━━━ Extracted material
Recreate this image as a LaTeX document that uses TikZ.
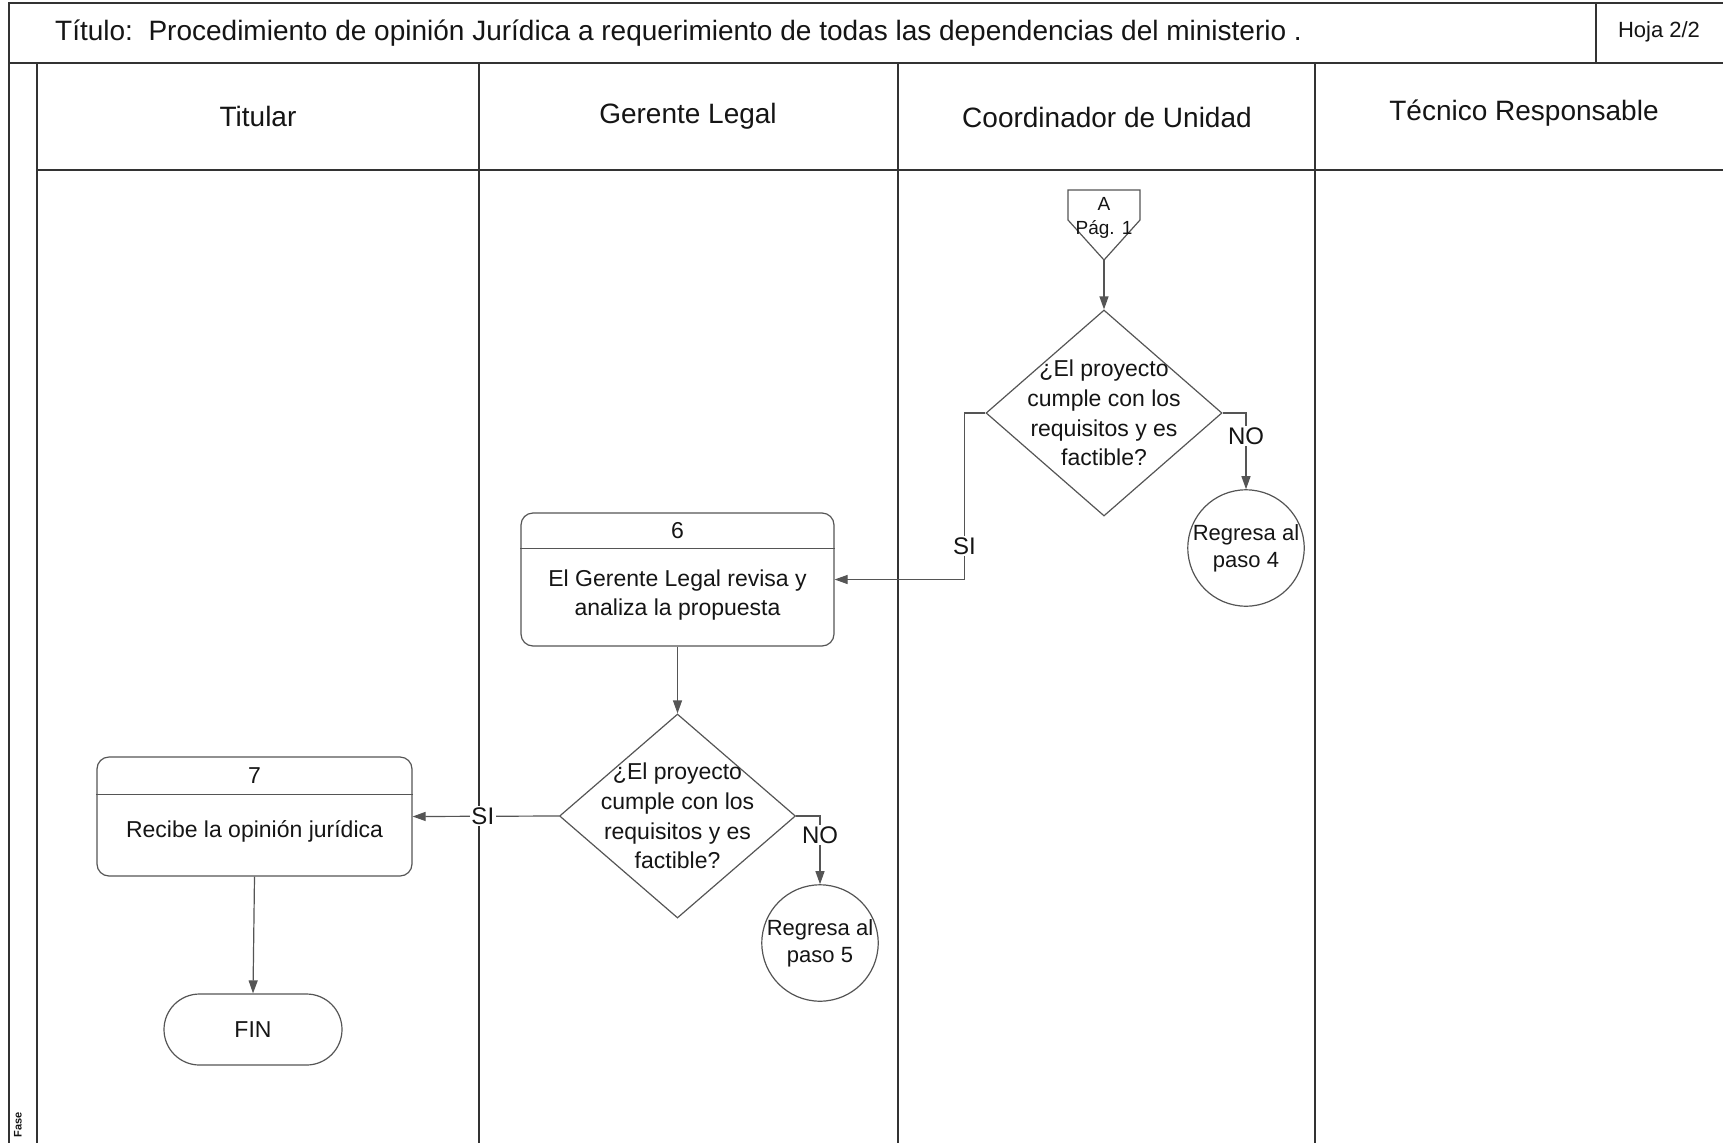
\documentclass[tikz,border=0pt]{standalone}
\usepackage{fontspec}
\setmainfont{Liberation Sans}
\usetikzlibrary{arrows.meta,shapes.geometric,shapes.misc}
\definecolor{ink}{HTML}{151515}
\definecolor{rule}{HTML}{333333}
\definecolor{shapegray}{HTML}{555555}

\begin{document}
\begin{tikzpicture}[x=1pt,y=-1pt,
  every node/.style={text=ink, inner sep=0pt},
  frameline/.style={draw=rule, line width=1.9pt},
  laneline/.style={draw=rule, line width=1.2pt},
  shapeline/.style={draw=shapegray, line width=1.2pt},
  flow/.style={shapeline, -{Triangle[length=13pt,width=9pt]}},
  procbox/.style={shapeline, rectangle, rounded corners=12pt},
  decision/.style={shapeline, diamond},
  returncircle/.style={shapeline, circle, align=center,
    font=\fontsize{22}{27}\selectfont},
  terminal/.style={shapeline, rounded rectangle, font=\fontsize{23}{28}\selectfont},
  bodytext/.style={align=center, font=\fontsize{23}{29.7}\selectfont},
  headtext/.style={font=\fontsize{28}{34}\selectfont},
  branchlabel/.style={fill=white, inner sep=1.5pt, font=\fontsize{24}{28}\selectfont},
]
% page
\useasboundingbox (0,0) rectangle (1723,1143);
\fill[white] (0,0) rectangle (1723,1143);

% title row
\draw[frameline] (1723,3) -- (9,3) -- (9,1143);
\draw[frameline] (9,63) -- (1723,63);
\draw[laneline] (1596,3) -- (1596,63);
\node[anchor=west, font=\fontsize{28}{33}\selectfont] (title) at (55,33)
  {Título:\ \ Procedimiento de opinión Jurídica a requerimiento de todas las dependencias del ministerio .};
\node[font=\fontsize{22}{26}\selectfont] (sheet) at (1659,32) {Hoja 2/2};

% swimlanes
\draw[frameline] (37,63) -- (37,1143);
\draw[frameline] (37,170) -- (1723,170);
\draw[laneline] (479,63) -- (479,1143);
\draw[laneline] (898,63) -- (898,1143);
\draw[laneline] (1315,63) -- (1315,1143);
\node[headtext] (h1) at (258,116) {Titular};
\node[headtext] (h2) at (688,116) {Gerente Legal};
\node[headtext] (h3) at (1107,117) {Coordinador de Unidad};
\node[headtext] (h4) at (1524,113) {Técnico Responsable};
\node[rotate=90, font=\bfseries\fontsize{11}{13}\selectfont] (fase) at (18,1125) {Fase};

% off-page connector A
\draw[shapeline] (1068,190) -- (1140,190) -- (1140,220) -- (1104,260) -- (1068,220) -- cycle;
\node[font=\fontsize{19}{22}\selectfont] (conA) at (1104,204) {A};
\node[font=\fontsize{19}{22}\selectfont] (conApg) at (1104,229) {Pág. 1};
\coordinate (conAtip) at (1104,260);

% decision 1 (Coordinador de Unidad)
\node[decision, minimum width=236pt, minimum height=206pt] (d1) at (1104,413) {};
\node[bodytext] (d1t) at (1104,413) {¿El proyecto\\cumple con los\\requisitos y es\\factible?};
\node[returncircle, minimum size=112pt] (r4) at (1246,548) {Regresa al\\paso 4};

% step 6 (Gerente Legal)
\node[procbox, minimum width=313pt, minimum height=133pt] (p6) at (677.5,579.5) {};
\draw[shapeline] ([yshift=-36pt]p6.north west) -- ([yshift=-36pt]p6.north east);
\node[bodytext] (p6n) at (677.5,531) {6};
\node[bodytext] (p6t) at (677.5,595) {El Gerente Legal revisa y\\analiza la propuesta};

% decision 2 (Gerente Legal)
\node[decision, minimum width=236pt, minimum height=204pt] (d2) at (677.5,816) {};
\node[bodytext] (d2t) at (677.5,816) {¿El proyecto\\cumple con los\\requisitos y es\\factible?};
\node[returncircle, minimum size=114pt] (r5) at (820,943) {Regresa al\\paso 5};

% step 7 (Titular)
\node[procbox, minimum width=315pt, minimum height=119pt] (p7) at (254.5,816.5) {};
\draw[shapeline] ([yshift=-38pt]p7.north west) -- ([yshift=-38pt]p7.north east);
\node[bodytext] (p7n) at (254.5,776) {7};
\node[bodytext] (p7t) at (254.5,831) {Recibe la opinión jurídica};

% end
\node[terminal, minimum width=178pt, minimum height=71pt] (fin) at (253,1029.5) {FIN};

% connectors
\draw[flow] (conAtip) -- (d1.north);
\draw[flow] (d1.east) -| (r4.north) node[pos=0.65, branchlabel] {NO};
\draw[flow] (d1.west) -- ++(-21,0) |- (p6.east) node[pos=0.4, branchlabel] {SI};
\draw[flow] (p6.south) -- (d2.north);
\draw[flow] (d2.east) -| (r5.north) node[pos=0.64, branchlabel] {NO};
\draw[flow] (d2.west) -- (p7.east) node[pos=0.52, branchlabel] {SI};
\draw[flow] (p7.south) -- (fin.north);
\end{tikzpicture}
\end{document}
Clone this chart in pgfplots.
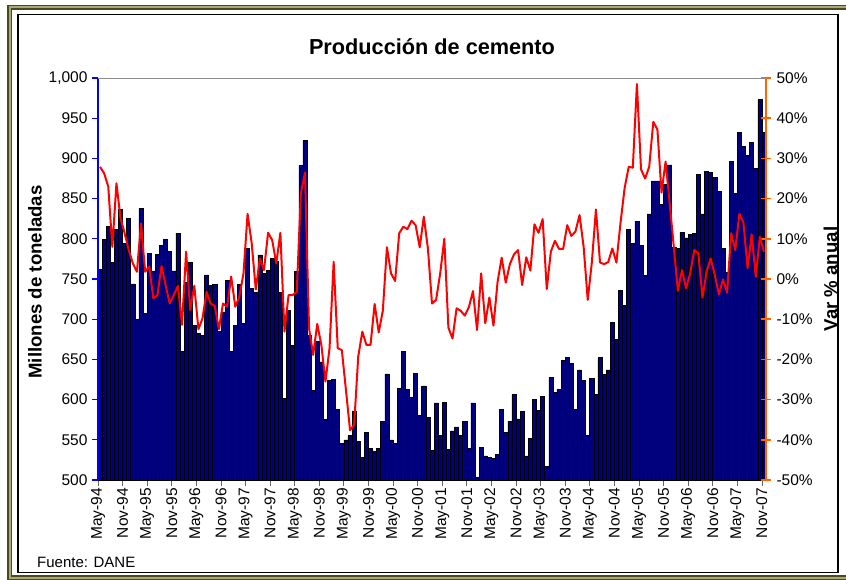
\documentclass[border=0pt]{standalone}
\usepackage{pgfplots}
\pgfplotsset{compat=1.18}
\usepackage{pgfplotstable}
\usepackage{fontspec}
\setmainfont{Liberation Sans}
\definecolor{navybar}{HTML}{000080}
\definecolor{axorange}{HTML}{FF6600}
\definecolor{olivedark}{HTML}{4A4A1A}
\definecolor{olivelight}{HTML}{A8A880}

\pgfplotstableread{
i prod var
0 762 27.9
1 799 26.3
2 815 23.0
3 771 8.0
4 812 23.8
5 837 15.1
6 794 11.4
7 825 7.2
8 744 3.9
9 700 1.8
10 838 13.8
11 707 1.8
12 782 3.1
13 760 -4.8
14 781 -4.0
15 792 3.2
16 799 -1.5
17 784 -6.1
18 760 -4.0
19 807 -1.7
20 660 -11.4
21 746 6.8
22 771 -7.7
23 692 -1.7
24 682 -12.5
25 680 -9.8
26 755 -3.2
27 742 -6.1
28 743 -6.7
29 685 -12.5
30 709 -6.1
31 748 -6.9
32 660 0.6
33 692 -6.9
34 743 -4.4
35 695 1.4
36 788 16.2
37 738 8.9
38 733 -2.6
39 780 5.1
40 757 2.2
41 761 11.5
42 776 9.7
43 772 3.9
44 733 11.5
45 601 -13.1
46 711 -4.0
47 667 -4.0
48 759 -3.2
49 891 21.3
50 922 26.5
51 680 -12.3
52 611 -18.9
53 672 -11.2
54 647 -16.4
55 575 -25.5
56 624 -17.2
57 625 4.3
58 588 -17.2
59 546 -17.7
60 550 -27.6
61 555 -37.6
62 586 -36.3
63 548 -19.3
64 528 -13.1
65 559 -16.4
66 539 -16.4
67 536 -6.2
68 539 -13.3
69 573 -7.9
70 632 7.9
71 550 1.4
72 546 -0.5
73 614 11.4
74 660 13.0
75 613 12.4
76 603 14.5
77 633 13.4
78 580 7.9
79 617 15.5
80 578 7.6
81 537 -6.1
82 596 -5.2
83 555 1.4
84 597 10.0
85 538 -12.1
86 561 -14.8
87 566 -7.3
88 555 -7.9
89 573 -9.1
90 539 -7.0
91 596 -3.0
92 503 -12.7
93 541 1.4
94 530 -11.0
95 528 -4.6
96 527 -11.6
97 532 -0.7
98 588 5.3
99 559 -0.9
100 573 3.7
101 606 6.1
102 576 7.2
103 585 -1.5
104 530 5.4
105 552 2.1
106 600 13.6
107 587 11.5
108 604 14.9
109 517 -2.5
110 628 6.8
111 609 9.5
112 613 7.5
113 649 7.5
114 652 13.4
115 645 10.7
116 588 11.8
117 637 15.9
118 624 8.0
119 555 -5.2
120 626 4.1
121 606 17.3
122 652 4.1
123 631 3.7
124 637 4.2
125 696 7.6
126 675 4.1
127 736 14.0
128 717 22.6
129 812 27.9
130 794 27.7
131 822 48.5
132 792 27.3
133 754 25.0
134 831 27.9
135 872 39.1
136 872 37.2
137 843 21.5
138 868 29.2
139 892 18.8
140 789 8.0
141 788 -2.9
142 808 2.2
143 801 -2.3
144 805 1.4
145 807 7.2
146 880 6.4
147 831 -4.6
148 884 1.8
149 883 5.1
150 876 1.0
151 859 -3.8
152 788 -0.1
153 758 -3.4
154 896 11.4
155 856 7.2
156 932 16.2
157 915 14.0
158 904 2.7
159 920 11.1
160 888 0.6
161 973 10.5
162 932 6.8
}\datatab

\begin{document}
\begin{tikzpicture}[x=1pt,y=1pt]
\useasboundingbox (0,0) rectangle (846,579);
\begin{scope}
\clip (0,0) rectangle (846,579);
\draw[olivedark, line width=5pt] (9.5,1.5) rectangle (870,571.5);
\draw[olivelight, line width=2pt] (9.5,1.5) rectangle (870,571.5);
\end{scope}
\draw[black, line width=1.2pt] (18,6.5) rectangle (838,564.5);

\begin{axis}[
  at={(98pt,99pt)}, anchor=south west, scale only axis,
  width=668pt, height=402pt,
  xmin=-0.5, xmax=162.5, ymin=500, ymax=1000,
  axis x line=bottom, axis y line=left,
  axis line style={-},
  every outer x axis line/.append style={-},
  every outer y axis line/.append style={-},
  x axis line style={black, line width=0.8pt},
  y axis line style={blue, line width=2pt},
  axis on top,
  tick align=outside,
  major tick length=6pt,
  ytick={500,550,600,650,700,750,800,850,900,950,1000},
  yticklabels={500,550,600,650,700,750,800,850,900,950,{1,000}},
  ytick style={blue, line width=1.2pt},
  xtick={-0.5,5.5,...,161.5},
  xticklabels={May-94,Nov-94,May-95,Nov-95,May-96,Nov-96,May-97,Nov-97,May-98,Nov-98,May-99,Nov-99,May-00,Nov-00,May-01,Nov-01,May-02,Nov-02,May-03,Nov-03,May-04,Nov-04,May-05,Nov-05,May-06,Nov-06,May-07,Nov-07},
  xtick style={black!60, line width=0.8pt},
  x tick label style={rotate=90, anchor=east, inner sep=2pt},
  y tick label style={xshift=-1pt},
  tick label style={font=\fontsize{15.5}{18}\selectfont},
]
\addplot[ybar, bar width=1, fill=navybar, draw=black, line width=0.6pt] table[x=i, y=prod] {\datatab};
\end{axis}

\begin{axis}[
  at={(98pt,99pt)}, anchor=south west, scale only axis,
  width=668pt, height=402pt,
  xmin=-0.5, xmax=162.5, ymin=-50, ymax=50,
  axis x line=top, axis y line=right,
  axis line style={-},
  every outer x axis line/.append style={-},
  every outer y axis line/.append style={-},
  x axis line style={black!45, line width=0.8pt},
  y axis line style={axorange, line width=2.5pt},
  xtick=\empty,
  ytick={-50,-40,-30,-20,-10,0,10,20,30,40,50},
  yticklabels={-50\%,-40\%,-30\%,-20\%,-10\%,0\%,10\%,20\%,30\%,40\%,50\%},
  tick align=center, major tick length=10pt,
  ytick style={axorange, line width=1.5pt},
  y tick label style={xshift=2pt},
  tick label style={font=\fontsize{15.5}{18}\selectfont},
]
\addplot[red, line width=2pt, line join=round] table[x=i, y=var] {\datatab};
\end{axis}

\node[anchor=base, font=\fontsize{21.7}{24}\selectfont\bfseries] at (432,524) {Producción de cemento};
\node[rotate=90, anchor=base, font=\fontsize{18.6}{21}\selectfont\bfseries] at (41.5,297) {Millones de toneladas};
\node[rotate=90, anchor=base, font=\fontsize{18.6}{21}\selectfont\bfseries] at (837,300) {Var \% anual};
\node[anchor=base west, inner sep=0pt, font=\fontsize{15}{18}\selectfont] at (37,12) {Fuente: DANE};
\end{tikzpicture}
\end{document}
━━━━━━
**Exercise:** Write out an exact copy of the listing, first line through the line containing "(sheet) at (1659,32)", with the pictures left out.

**Written response:**
Recreate this image as a LaTeX document that uses TikZ.
\documentclass[tikz,border=0pt]{standalone}
\usepackage{fontspec}
\setmainfont{Liberation Sans}
\usetikzlibrary{arrows.meta,shapes.geometric,shapes.misc}
\definecolor{ink}{HTML}{151515}
\definecolor{rule}{HTML}{333333}
\definecolor{shapegray}{HTML}{555555}

\begin{document}
\begin{tikzpicture}[x=1pt,y=-1pt,
  every node/.style={text=ink, inner sep=0pt},
  frameline/.style={draw=rule, line width=1.9pt},
  laneline/.style={draw=rule, line width=1.2pt},
  shapeline/.style={draw=shapegray, line width=1.2pt},
  flow/.style={shapeline, -{Triangle[length=13pt,width=9pt]}},
  procbox/.style={shapeline, rectangle, rounded corners=12pt},
  decision/.style={shapeline, diamond},
  returncircle/.style={shapeline, circle, align=center,
    font=\fontsize{22}{27}\selectfont},
  terminal/.style={shapeline, rounded rectangle, font=\fontsize{23}{28}\selectfont},
  bodytext/.style={align=center, font=\fontsize{23}{29.7}\selectfont},
  headtext/.style={font=\fontsize{28}{34}\selectfont},
  branchlabel/.style={fill=white, inner sep=1.5pt, font=\fontsize{24}{28}\selectfont},
]
% page
\useasboundingbox (0,0) rectangle (1723,1143);
\fill[white] (0,0) rectangle (1723,1143);

% title row
\draw[frameline] (1723,3) -- (9,3) -- (9,1143);
\draw[frameline] (9,63) -- (1723,63);
\draw[laneline] (1596,3) -- (1596,63);
\node[anchor=west, font=\fontsize{28}{33}\selectfont] (title) at (55,33)
  {Título:\ \ Procedimiento de opinión Jurídica a requerimiento de todas las dependencias del ministerio .};
\node[font=\fontsize{22}{26}\selectfont] (sheet) at (1659,32) {Hoja 2/2};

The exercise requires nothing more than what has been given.